A sweet and salty ceviche
In this recipe, curing preserves the beautiful, firm texture of the brill, and the flavour is superb. It is complemented by the sweet acidity of the fruit and the salty umami of the seaweed.
500g brill fillet, skinned and trimmed
250g ripe blackberries
1 orange, peeled, segmented and cut into small chunks
50g samphire, blanched for 10 seconds
20g sea purslane, blanched for 10 seconds
For the cure:
1 orange, zested and juiced
1 lemon, zested and juiced
1 lime, zested and juiced
100g rock salt
For the dressing:
100ml extra virgin rapeseed oil
30ml yuzu juice
Blitz the ingredients for the cure in a food processor for 1 min. Put a double layer of cling film on the counter top, cover with half the cure, put the brill fillets on top and coat with the remaining cure. Wrap the fish in the cling film, place on a tray and leave for three hours in the fridge.

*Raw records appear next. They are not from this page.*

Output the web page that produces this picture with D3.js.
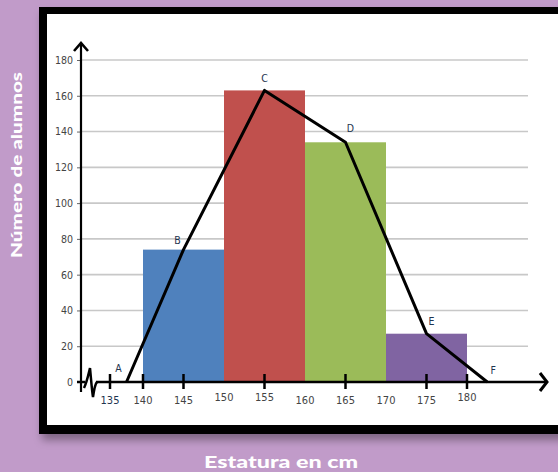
<!DOCTYPE html>
<html><head><meta charset="utf-8">
<script src="https://cdn.jsdelivr.net/npm/d3@7"></script>
<style>html,body{margin:0;padding:0;background:#c19bc9;overflow:hidden}</style>
</head><body>
<svg id="c" width="558" height="472"></svg>
<script>
// ---- data ----
const binStart = [140, 150, 160, 170];
const binEnd   = [150, 160, 170, 180];
const counts   = [74, 163, 134, 27];
const barColors = ["#4f81bd", "#c0504d", "#9bbb59", "#8064a2"];
const polyLabels = ["A", "B", "C", "D", "E", "F"];
const polyX = [137.5, 145, 155, 165, 175, 182.5];
const polyY = [0, 74, 163, 134, 27, 0];
const xTickLabels = [135, 140, 145, 150, 155, 160, 165, 170, 175, 180];
const xTickMarks = [135, 140, 145, 155, 165, 175, 180];
const yTicks = [0, 20, 40, 60, 80, 100, 120, 140, 160, 180];
const yTitle = "Número de alumnos";
const xTitle = "Estatura en cm";

const svg = d3.select("#c");
const defs = svg.append("defs");
const f = defs.append("filter").attr("id","sh").attr("x","-10%").attr("y","-10%").attr("width","130%").attr("height","130%");
f.append("feDropShadow").attr("dx",3).attr("dy",6).attr("stdDeviation",4).attr("flood-color","#000").attr("flood-opacity",0.35);

// panel
svg.append("rect").attr("x",39).attr("y",7).attr("width",560).attr("height",427).attr("fill","#000").attr("filter","url(#sh)");
svg.append("rect").attr("x",47).attr("y",14).attr("width",560).attr("height",411).attr("fill","#fff");

// axis drawn with a broken (compressed) segment before 140
const x = d3.scaleLinear().domain([135, 140, 180]).range([110, 143, 467]);
const y = d3.scaleLinear().domain([0, 180]).range([382, 60]);
const x0 = 81, xEnd = 528;
const fontC = "'Liberation Sans Narrow','DejaVu Sans Condensed',sans-serif";

// gridlines
svg.append("g").selectAll("line").data(yTicks.filter(d => d > 0)).join("line")
  .attr("x1", x0).attr("x2", xEnd).attr("y1", d => y(d)).attr("y2", d => y(d))
  .attr("stroke", "#c8c8c8").attr("stroke-width", 1.6);

// y tick labels + small ticks
const yAxis = d3.axisLeft(y).tickValues(yTicks).tickSize(4).tickPadding(4);
const ga = svg.append("g").attr("transform", `translate(${x0},0)`).call(yAxis);
ga.select(".domain").remove();
ga.selectAll(".tick line").attr("stroke", "#666");
ga.selectAll(".tick text").attr("font-family", fontC)
  .attr("font-size", 10.5).attr("fill", "#444");

// bars
svg.append("g").selectAll("rect").data(counts).join("rect")
  .attr("x", (d, i) => x(binStart[i]))
  .attr("width", (d, i) => x(binEnd[i]) - x(binStart[i]))
  .attr("y", d => y(d)).attr("height", d => y(0) - y(d))
  .attr("fill", (d, i) => barColors[i]);

// y axis line with arrow
svg.append("line").attr("x1", x0).attr("x2", x0).attr("y1", 43).attr("y2", 392)
  .attr("stroke", "#000").attr("stroke-width", 2.2);
svg.append("path").attr("d", `M${x0-7},51 L${x0},43 L${x0+7},51`).attr("fill","none")
  .attr("stroke","#000").attr("stroke-width",2.6).attr("stroke-linejoin","miter");

// x axis line with break and arrow
const y0 = y(0);
svg.append("line").attr("x1", x0 - 4).attr("x2", x0 + 4).attr("y1", y0).attr("y2", y0).attr("stroke","#000").attr("stroke-width",2.5);
svg.append("path").attr("d", `M${x0+3},388 C${x0+6},382 ${x0+8},372 ${x0+9},368 C${x0+10},378 ${x0+11},392 ${x0+12},397 C${x0+13},390 ${x0+14},384 ${x0+16},382`)
  .attr("fill","none").attr("stroke","#000").attr("stroke-width",2.5);
svg.append("line").attr("x1", x0 + 15).attr("x2", 546).attr("y1", y0).attr("y2", y0).attr("stroke","#000").attr("stroke-width",2.5);
svg.append("path").attr("d", `M540,373 L547,${y0} L540,391`).attr("fill","none")
  .attr("stroke","#000").attr("stroke-width",3);

// x tick marks
svg.append("g").selectAll("line").data(xTickMarks).join("line")
  .attr("x1", d => x(d)).attr("x2", d => x(d)).attr("y1", y0 - 8).attr("y2", y0 + 7)
  .attr("stroke","#000").attr("stroke-width",2.5);
// x tick labels
svg.append("g").selectAll("text").data(xTickLabels).join("text")
  .attr("x", d => x(d)).attr("y", d => (d === 150 || d === 155 || d === 180) ? 401 : 404)
  .attr("text-anchor","middle")
  .attr("font-family", fontC)
  .attr("font-size", 11).attr("fill", d => d === 135 ? "#1f3550" : "#444")
  .text(d => d);

// frequency polygon
const line = d3.line().x(d => x(d[0])).y(d => y(d[1]));
const pts = polyX.map((v, i) => [v, polyY[i]]);
svg.append("path").attr("d", line(pts)).attr("fill","none")
  .attr("stroke","#000").attr("stroke-width",3).attr("stroke-linejoin","round");

// point labels
const lblDx = [-8, -6, 0, 5, 5, 6];
const lblDy = [-10, -6, -8, -10, -9, -8];
svg.append("g").selectAll("text").data(pts).join("text")
  .attr("x", (d, i) => x(d[0]) + lblDx[i]).attr("y", (d, i) => y(d[1]) + lblDy[i])
  .attr("text-anchor","middle")
  .attr("font-family", fontC)
  .attr("font-size", 10.5).attr("fill", "#1f3550")
  .text((d, i) => polyLabels[i]);

// titles
svg.append("text").attr("transform","translate(22,165) rotate(-90)")
  .attr("text-anchor","middle").attr("font-family","Lato, 'Open Sans', sans-serif")
  .attr("font-weight",900).attr("font-size",15).attr("fill","#fff")
  .attr("textLength",186).attr("lengthAdjust","spacingAndGlyphs")
  .text(yTitle);
svg.append("text").attr("x",281).attr("y",468)
  .attr("text-anchor","middle").attr("font-family","Lato, 'Open Sans', sans-serif")
  .attr("font-weight",900).attr("font-size",16).attr("fill","#fff")
  .attr("textLength",154).attr("lengthAdjust","spacingAndGlyphs")
  .text(xTitle);
</script>
</body></html>
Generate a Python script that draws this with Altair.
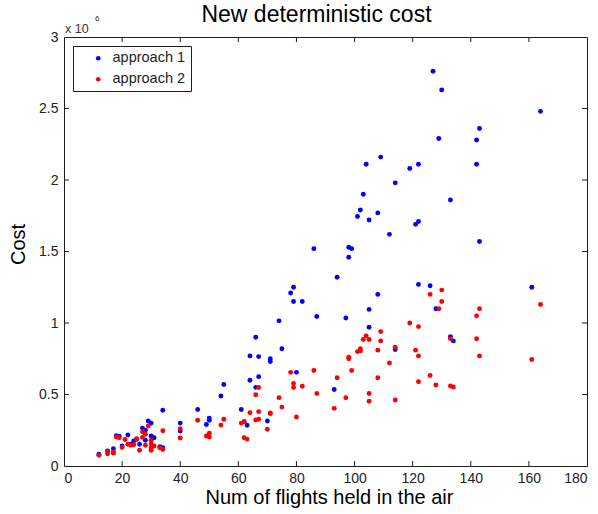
import altair as alt
import pandas as pd

FONT = "Liberation Sans"

# approach 1 (blue) : number of flights held, cost (x 10^6)
a1_flights = [127, 130, 164, 143, 129, 142, 109, 104, 119, 122, 142, 114, 103, 133, 102, 108,
              101, 105, 122, 121, 112, 143, 86, 98, 99, 98, 94, 122, 126, 161, 79, 78,
              108, 79, 82, 128, 105, 87, 97, 74, 105, 133, 134, 66, 75, 114, 64, 67,
              71, 71, 80, 67, 64, 55, 66, 93, 54, 46, 61, 34, 50, 50, 62, 70,
              49, 63, 40, 29, 30, 40, 27, 28, 22, 18, 19, 24, 25, 20, 23, 26,
              28, 30, 31, 17, 15, 12, 33, 34]
a1_cost = [2.76, 2.63, 2.48, 2.36, 2.29, 2.28, 2.16, 2.11, 2.08, 2.11, 2.11, 1.98, 1.90, 1.86, 1.79, 1.77,
           1.745, 1.72, 1.71, 1.69, 1.62, 1.57, 1.52, 1.53, 1.52, 1.46, 1.32, 1.27, 1.26, 1.25, 1.25, 1.21,
           1.20, 1.15, 1.15, 1.10, 1.095, 1.045, 1.035, 1.015, 0.97, 0.905, 0.875, 0.90, 0.82, 0.815, 0.77, 0.765,
           0.75, 0.73, 0.655, 0.625, 0.60, 0.57, 0.55, 0.535, 0.49, 0.395, 0.395, 0.39, 0.335, 0.32, 0.31, 0.315,
           0.29, 0.285, 0.30, 0.315, 0.30, 0.245, 0.265, 0.25, 0.217, 0.212, 0.208, 0.175, 0.187, 0.14, 0.152, 0.152,
           0.18, 0.21, 0.198, 0.121, 0.105, 0.082, 0.135, 0.128]

# approach 2 (red)
a2_flights = [164, 130, 126, 130, 129, 143, 142, 119, 122, 109, 104, 103, 105, 109, 133, 142,
              114, 102, 102, 101, 108, 121, 122, 143, 161, 98, 98, 112, 99, 86, 78, 126,
              94, 108, 122, 79, 128, 133, 134, 82, 79, 67, 66, 87, 97, 105, 105, 114,
              74, 75, 93, 64, 67, 71, 71, 80, 66, 67, 55, 46, 61, 62, 54, 70,
              62, 63, 49, 50, 50, 40, 40, 34, 29, 27, 28, 18, 19, 25, 21, 20,
              22, 23, 24, 30, 30, 30, 30, 28, 26, 17, 17, 15, 15, 12, 33, 34,
              31, 27]
a2_cost = [1.13, 1.23, 1.20, 1.15, 1.10, 1.10, 1.05, 1.00, 0.975, 0.94, 0.91, 0.885, 0.885, 0.875, 0.89, 0.89,
           0.83, 0.82, 0.805, 0.80, 0.81, 0.81, 0.77, 0.77, 0.745, 0.76, 0.75, 0.72, 0.668, 0.668, 0.655, 0.633,
           0.617, 0.617, 0.589, 0.577, 0.566, 0.559, 0.552, 0.558, 0.549, 0.549, 0.498, 0.507, 0.477, 0.507, 0.453, 0.462,
           0.478, 0.412, 0.403, 0.372, 0.38, 0.371, 0.366, 0.343, 0.322, 0.327, 0.327, 0.32, 0.30, 0.31, 0.286, 0.257,
           0.198, 0.188, 0.21, 0.229, 0.203, 0.26, 0.196, 0.247, 0.28, 0.24, 0.222, 0.203, 0.198, 0.191, 0.185, 0.13,
           0.152, 0.145, 0.149, 0.18, 0.156, 0.128, 0.11, 0.145, 0.11, 0.10, 0.09, 0.10, 0.085, 0.075, 0.128, 0.115,
           0.14, 0.20]

series_names = ["approach 1", "approach 2"]
series_colors = ["#0000ff", "#ff0000"]

x_ticks = [0, 20, 40, 60, 80, 100, 120, 140, 160, 180]
y_ticks = [0, 0.5, 1, 1.5, 2, 2.5, 3]
x_inner_ticks = x_ticks[1:-1]
y_inner_ticks = y_ticks[1:-1]

W, H = 523, 429
TICK = 5
INK = "#1e1e1e"

df = pd.DataFrame({
    "flights": a1_flights + a2_flights,
    "cost": a1_cost + a2_cost,
    "series": [series_names[0]] * len(a1_flights) + [series_names[1]] * len(a2_flights),
})

xscale = alt.Scale(domain=[0, 180], nice=False, zero=False)
yscale = alt.Scale(domain=[0, 3], nice=False, zero=False)

x_axis = alt.Axis(orient="bottom", values=x_ticks, format="d", title="Num of flights held in the air",
                  titleX=265, titleY=31, titleBaseline="middle", titleAlign="center")
y_axis = alt.Axis(orient="left", values=y_ticks, format="~g", title="Cost",
                  titleX=-46, titleY=207, titleBaseline="middle", titleAlign="center",
                  titleAngle=270)

points = alt.Chart(df).mark_point(filled=True, shape="circle", size=24, opacity=1).encode(
    x=alt.X("flights:Q", scale=xscale, axis=x_axis),
    y=alt.Y("cost:Q", scale=yscale, axis=y_axis),
    color=alt.Color("series:N",
                    scale=alt.Scale(domain=series_names, range=series_colors),
                    legend=alt.Legend(title=None, orient="none", legendX=9, legendY=9,
                                      strokeColor=INK, fillColor="white", padding=5,
                                      symbolOffset=13, labelOffset=7, symbolSize=22,
                                      symbolType="circle", labelFontSize=14.5, labelFont=FONT,
                                      labelColor=INK, rowPadding=6)),
    order=alt.Order("series:N"),
)

xt = pd.DataFrame({"flights": x_inner_ticks})
yt = pd.DataFrame({"cost": y_inner_ticks})

bottom_ticks = alt.Chart(xt).mark_rule(color=INK, strokeWidth=1).encode(
    x=alt.X("flights:Q", scale=xscale, axis=x_axis), y=alt.value(H), y2=alt.value(H - TICK))
top_ticks = alt.Chart(xt).mark_rule(color=INK, strokeWidth=1).encode(
    x=alt.X("flights:Q", scale=xscale, axis=x_axis), y=alt.value(0), y2=alt.value(TICK))
left_ticks = alt.Chart(yt).mark_rule(color=INK, strokeWidth=1).encode(
    y=alt.Y("cost:Q", scale=yscale, axis=y_axis), x=alt.value(0), x2=alt.value(TICK))
right_ticks = alt.Chart(yt).mark_rule(color=INK, strokeWidth=1).encode(
    y=alt.Y("cost:Q", scale=yscale, axis=y_axis), x=alt.value(W), x2=alt.value(W - TICK))

exp_df = pd.DataFrame({"base": ["x 10"], "exp": ["6"]})
exp_base = alt.Chart(exp_df).mark_text(align="left", baseline="alphabetic", fontSize=12.5,
                                       font=FONT, color="#333").encode(
    text="base:N", x=alt.value(1), y=alt.value(-4))
exp_pow = alt.Chart(exp_df).mark_text(align="left", baseline="alphabetic", fontSize=8,
                                      font=FONT, color="#333").encode(
    text="exp:N", x=alt.value(31), y=alt.value(-16))

chart = alt.layer(points, bottom_ticks, top_ticks, left_ticks, right_ticks, exp_base, exp_pow).properties(
    width=W, height=H,
    title=alt.TitleParams("New deterministic cost", fontSize=23, font=FONT, fontWeight="normal",
                          color="black", anchor="middle", frame="group", offset=-12, dx=-9),
    padding={"left": 64, "top": 37, "right": 11, "bottom": 48},
    autosize=alt.AutoSizeParams(type="none"),
).configure_view(
    stroke=INK, strokeWidth=1
).configure_axis(
    domain=False, ticks=False, grid=False,
    labelFont=FONT, labelFontSize=14, labelColor="#222", labelPadding=5,
    titleFont=FONT, titleFontSize=20, titleFontWeight="normal", titleColor="black",
).configure_axisY(
    labelPadding=6
)

chart.save("out.html", embed_options={"renderer": "svg", "actions": False})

Unwrap, wash off the cure, then wrap the fish tightly in cling film again and store in the fridge for another hour or so.
Whisk the dressing together and set aside in a bowl. Slice the brill thinly and lay over the plate in a circle, decorate with the blackberries and orange chunks, dress the fish with the yuzu dressing and lay the samphire and sea purslane over the top.
ALTERNATIVE: For a touch of drama, I’ve used dry ice. Maybe not something you’ll have to hand at home, but it looks absolutely amazing!